* Begin Material provided *

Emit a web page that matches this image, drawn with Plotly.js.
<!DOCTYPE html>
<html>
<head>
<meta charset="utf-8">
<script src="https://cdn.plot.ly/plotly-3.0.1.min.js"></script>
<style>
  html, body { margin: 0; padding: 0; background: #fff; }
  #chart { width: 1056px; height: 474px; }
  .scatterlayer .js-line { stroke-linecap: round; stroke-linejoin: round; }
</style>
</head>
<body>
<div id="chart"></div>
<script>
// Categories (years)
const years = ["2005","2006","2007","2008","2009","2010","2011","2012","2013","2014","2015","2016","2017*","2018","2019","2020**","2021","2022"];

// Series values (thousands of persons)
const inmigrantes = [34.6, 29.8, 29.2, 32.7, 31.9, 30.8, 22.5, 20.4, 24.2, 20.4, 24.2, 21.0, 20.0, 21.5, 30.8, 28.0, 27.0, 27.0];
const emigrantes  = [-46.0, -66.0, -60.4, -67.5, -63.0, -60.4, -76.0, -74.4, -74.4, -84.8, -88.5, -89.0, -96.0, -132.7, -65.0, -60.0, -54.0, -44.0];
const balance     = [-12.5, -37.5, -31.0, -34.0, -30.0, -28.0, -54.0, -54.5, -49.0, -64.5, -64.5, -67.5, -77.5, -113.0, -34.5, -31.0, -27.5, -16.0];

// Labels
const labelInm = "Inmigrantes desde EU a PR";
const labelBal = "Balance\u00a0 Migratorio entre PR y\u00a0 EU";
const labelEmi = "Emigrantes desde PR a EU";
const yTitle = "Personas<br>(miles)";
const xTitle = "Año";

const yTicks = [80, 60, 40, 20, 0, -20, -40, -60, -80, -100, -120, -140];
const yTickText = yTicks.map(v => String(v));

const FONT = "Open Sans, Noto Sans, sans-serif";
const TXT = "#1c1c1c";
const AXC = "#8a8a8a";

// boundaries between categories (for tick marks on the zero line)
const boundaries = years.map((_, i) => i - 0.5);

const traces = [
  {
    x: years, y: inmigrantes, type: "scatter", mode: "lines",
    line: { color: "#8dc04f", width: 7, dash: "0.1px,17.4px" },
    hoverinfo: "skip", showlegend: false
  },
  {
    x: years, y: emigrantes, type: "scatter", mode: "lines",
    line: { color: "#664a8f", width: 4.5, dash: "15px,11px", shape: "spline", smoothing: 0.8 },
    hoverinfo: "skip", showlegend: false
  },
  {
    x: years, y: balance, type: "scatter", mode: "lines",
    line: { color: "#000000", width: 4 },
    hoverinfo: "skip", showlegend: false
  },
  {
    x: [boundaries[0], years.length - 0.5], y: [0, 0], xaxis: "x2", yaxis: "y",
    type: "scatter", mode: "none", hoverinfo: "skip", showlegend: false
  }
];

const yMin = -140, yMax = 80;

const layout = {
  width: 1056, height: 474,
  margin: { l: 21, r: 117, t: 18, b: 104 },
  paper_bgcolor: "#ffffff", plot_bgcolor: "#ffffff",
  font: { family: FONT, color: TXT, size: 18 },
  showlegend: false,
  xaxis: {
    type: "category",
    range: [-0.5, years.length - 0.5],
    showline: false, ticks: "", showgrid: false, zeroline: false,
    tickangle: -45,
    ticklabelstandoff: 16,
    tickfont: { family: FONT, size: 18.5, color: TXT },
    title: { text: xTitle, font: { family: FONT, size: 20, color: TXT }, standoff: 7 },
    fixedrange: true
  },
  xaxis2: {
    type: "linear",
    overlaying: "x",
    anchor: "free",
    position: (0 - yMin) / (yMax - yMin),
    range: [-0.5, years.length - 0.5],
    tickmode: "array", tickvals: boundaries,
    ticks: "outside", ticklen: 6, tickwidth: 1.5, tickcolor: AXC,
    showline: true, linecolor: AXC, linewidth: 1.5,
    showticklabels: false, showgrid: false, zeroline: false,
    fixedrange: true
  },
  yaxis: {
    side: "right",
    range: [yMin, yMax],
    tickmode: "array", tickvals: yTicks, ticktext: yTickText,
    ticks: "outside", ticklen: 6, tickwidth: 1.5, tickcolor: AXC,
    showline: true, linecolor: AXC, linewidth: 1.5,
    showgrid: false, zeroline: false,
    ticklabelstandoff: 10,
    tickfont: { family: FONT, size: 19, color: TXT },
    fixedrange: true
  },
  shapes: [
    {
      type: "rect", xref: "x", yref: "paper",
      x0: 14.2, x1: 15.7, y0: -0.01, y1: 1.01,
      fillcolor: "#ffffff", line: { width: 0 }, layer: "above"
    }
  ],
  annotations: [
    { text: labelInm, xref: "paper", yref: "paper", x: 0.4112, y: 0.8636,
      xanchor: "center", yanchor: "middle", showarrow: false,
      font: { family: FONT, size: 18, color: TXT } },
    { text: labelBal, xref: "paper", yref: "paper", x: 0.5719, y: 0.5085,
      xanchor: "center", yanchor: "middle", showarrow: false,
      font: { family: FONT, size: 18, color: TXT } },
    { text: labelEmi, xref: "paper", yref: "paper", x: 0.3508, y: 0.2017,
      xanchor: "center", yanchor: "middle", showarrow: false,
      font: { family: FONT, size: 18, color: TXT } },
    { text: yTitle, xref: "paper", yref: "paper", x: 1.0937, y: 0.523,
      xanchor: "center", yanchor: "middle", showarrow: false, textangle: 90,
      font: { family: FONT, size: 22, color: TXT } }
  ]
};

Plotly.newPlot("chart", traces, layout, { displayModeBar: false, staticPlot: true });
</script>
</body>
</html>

* End Material provided *
* Begin Material provided *

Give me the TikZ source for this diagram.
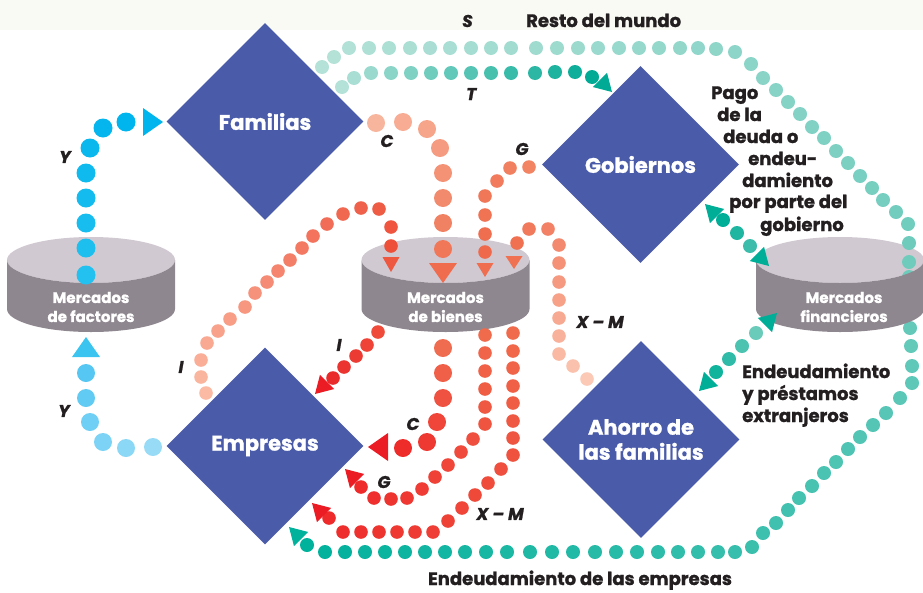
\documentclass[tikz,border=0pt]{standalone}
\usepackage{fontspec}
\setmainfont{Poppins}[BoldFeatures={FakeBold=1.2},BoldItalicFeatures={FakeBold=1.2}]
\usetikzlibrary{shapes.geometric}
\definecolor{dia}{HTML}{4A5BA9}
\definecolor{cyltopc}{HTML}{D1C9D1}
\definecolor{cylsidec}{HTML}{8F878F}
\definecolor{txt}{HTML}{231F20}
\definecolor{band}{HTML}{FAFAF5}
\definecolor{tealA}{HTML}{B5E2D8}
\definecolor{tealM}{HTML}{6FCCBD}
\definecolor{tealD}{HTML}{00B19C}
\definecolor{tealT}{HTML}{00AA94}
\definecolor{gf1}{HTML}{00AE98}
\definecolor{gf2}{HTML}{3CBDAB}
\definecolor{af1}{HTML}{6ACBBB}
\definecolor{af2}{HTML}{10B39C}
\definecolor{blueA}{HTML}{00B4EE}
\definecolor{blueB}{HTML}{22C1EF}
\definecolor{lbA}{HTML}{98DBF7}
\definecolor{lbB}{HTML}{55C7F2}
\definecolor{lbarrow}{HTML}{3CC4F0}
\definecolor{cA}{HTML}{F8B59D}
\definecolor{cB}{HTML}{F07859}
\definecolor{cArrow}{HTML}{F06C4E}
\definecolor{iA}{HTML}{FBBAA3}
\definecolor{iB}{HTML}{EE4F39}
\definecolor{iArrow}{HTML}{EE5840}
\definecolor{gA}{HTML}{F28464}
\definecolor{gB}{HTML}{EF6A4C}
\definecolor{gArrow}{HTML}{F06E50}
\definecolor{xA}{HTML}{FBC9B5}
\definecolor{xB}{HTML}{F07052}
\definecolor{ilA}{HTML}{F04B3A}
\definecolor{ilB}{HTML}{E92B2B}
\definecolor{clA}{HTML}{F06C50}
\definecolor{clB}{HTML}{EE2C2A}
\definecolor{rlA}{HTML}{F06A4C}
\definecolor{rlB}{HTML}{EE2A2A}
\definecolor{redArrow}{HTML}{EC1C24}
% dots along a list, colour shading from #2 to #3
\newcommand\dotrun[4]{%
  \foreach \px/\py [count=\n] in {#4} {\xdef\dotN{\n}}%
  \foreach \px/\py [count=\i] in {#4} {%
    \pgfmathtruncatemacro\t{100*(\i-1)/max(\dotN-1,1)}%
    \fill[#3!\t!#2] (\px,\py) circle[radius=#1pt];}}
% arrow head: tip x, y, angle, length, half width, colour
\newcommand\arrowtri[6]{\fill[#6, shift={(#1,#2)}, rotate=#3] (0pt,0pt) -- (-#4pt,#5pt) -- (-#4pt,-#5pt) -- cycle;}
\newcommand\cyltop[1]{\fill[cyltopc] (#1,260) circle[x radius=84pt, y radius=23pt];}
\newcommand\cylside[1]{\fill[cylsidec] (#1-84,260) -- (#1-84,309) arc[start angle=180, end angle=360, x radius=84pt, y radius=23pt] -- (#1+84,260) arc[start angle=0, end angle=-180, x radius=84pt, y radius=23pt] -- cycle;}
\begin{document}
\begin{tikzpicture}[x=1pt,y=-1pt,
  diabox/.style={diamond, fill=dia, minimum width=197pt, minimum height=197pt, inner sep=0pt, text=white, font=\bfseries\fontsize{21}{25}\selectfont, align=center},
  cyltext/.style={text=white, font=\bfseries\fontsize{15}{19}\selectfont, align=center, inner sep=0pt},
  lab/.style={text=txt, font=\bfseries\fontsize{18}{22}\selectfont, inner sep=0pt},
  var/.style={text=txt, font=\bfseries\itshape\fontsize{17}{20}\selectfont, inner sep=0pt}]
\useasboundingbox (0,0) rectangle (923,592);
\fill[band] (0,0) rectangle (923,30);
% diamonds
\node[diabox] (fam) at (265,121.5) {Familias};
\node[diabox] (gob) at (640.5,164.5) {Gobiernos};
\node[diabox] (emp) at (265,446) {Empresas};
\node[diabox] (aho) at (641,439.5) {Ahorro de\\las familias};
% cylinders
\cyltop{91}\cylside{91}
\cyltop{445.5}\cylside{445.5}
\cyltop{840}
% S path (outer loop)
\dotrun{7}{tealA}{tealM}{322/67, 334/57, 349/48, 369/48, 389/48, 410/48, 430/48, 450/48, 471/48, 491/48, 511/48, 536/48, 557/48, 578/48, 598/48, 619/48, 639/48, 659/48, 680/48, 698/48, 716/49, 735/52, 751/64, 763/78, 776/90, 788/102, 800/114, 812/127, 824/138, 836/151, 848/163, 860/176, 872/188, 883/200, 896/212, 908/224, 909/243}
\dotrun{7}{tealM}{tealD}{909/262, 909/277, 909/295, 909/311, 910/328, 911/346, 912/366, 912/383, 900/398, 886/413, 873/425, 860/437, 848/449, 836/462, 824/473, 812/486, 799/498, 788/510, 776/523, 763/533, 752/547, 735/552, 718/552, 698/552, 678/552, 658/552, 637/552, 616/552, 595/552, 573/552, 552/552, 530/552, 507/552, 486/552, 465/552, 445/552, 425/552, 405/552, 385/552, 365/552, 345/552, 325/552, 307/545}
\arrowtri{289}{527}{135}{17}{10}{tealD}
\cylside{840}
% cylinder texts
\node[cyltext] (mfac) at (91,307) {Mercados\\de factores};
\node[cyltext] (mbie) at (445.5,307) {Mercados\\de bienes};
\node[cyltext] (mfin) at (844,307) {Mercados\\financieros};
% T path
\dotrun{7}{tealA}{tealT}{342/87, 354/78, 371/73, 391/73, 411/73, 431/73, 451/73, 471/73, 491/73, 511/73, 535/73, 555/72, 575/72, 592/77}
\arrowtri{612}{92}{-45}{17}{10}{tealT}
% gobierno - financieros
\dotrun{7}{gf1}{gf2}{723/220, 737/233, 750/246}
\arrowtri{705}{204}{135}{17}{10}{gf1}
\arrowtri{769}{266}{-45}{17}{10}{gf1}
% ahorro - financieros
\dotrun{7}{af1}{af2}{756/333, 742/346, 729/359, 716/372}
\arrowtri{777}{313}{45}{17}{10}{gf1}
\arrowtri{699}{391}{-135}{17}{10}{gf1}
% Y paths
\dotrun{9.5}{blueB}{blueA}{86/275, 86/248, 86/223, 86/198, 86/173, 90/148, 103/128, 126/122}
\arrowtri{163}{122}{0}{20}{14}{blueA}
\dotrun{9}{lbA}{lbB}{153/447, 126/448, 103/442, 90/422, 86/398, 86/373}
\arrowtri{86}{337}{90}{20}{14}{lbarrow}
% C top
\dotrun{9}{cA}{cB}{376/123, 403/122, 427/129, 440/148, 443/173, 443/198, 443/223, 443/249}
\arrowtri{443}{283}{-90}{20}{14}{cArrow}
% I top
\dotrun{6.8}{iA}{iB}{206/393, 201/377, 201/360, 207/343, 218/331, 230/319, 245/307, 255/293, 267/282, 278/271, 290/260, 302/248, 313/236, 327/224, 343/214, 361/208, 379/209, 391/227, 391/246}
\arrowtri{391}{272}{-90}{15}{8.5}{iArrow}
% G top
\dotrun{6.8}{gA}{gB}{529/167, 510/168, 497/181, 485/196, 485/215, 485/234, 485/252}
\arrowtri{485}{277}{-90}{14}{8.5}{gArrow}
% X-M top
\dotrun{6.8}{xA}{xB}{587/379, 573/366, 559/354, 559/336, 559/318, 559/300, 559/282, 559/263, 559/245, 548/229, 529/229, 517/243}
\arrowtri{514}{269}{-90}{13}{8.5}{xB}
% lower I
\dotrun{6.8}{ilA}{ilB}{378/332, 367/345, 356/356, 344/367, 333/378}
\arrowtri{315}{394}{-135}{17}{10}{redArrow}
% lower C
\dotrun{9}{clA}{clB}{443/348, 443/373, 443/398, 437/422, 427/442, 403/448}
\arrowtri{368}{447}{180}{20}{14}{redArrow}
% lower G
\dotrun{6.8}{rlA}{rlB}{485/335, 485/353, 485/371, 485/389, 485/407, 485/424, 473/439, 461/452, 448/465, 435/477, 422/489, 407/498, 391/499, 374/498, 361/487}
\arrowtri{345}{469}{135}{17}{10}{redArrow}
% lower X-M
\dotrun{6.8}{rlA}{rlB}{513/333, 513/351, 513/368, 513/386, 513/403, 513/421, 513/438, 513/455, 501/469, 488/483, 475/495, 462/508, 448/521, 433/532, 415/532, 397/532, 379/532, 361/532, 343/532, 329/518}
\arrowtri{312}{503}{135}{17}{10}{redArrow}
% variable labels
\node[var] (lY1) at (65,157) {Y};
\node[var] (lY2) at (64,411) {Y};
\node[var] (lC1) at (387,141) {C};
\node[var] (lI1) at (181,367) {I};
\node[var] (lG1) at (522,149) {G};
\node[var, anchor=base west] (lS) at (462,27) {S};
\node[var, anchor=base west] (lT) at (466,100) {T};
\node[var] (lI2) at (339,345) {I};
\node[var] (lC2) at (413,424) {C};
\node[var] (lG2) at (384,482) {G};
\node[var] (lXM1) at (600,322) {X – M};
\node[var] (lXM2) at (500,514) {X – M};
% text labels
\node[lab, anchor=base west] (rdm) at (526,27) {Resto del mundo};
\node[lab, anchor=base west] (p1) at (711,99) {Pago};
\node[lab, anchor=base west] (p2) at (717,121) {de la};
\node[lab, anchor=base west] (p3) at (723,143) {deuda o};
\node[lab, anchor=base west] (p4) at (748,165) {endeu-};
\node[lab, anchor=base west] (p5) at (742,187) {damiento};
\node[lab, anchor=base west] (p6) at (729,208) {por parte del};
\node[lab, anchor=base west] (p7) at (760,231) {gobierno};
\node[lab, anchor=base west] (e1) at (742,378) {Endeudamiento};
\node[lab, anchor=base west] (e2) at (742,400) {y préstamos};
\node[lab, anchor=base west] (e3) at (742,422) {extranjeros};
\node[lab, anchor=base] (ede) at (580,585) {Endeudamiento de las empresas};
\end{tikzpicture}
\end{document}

* End Material provided *
* Begin Material provided *

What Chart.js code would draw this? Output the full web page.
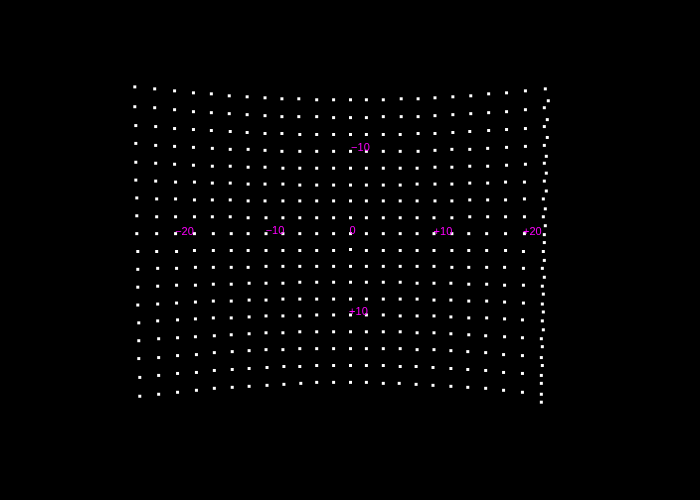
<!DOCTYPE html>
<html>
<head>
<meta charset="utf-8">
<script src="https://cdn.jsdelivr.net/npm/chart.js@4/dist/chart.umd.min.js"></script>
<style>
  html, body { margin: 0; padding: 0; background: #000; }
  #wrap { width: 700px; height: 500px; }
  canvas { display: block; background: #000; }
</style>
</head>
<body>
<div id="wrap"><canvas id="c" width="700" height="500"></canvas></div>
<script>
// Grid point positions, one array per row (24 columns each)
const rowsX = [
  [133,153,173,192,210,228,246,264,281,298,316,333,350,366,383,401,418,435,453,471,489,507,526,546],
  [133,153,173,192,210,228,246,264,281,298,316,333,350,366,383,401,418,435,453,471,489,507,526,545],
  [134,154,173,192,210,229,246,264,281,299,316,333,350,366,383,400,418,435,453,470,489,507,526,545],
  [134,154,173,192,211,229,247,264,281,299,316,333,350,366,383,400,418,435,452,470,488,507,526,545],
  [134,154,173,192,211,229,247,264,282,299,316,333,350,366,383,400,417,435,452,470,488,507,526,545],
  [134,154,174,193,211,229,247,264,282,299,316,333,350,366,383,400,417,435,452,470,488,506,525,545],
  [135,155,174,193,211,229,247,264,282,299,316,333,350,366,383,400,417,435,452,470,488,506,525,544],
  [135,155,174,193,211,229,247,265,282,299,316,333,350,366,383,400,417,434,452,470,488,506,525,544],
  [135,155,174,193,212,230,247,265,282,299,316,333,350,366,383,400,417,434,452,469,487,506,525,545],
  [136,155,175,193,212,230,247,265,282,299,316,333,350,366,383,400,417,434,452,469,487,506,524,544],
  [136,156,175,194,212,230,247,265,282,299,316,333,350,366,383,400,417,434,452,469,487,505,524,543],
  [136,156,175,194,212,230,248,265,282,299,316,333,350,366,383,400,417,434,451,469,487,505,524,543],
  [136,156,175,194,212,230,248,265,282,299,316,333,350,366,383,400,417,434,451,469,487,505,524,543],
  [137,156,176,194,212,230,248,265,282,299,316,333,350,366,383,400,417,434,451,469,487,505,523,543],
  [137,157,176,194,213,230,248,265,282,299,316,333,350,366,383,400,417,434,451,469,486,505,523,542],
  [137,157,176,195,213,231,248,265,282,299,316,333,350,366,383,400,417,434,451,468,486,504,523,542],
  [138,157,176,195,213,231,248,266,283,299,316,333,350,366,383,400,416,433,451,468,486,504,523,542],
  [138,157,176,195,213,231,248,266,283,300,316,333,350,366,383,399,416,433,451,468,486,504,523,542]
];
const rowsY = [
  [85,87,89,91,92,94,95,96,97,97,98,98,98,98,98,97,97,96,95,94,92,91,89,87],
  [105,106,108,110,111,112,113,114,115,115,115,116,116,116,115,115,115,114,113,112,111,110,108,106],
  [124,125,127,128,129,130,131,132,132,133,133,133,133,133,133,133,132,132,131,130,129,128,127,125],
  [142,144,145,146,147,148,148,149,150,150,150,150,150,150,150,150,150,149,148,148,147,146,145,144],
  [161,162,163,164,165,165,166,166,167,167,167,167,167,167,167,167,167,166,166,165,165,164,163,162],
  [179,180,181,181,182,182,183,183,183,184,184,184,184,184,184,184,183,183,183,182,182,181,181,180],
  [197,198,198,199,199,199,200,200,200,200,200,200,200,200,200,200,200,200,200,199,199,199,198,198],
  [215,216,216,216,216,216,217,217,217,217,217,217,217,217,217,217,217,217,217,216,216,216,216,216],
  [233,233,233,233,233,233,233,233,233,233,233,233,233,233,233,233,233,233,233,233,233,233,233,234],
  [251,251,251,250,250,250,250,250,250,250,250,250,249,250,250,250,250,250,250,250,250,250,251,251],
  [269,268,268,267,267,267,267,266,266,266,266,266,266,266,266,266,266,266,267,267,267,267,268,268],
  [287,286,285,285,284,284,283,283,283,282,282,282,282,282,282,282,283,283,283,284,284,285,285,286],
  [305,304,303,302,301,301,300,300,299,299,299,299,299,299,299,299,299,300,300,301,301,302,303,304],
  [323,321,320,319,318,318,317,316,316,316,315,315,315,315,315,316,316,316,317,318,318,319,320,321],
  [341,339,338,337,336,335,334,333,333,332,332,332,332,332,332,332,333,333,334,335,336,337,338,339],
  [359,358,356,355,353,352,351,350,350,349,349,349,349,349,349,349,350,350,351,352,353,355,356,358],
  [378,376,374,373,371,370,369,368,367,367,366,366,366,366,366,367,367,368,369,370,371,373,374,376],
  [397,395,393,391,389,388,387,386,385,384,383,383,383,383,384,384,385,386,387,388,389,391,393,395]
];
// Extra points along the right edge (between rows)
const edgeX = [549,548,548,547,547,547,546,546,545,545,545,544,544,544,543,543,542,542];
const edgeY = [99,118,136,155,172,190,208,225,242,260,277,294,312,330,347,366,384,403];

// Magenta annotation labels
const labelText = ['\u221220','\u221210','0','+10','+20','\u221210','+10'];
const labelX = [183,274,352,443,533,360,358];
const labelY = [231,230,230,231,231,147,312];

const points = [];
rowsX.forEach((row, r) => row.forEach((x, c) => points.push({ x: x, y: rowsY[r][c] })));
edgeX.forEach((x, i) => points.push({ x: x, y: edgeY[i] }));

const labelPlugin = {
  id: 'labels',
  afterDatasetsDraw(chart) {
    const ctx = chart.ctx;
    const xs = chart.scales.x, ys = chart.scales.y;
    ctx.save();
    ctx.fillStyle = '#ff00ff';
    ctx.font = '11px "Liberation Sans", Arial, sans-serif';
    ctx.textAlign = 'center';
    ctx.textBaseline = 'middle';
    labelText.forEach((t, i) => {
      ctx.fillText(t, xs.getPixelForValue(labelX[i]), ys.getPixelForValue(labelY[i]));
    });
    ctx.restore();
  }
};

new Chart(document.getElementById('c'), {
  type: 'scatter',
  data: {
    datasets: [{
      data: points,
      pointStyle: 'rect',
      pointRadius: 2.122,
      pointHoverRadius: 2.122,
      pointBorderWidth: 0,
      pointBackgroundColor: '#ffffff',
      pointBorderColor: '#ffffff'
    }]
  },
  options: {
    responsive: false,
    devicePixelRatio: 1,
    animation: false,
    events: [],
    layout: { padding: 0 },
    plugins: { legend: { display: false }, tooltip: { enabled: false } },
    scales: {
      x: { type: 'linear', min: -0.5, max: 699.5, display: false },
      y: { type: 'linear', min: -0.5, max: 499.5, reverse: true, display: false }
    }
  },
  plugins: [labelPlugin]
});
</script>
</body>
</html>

* End Material provided *

Do this: Pull out all lines containing the word "page" from the entries above.

Output for this exercise:
Emit a web page that matches this image, drawn with Plotly.js.
What Chart.js code would draw this? Output the full web page.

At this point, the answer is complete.